Neuf cadres sur dix estiment également qu’ils doivent travailler trop vite. Le fait d’être “fréquemment interrompu dans son travail” est le facteur de stress le plus important pour 74% des salariés.

“Un cadre est interrompu dans une fourchette de temps entre 2 et 8 minutes. C’est presque la torture de la goutte d’eau”, affirme Thierry Venin.

Pour lui, l’entreprise fournit de plus en plus de moyens de connexion (smartphones, extranet…), mais “lâche les gens sur l’autoroute de l’information sans aucun code de la route”. Or, “il faut des règles”.

L’Observatoire sur la responsabilité sociétale des entreprises (Orse) a publié fin 2011 une charte incitant les entreprises à mieux maîtriser la messagerie électronique qui “peut devenir un outil dévastateur”.

Conscients du problème, EDF, la Société générale et le groupe Casino conseillent par exemple de “préférer le face à face au mail”. Chez Canon France, une fois par trimestre, les 1.800 collaborateurs sont incités à une journée sans mail afin de privilégier les échanges.

Selon l’Orse, 56% des utilisateurs consacrent plus de deux heures par jour à la gestion de leur boîte mail et 38% reçoivent plus de 100 messages par jour. 65% déclarent vérifier leur messagerie toutes les heures mais le font en réalité bien plus souvent, parfois toutes les cinq minutes.

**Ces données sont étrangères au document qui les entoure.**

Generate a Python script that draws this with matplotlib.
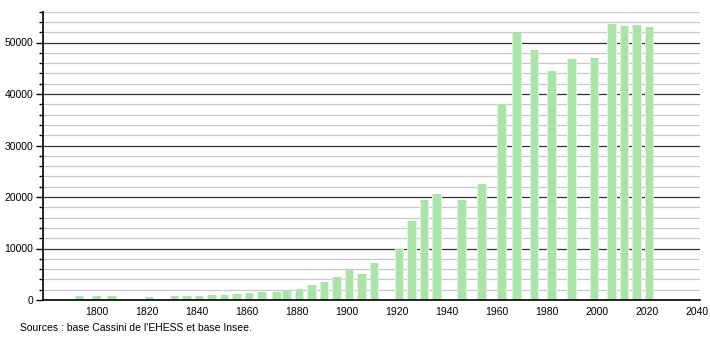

Pour Dominique Wolton, directeur de l’Institut des sciences de la communication du CNRS, “l’information accessible est devenue une tyrannie: il y en a trop, accessible trop rapidement.

“On a l’impression maintenant que toutes les décisions doivent être prises dans le quart d’heure. Dans les entreprises comme en politique on est toujours au bord du gouffre atomique. Il y a une espèce de dramatisation de l’urgence, qui est extrêmement dangereuse”, conclut le spécialiste des médias.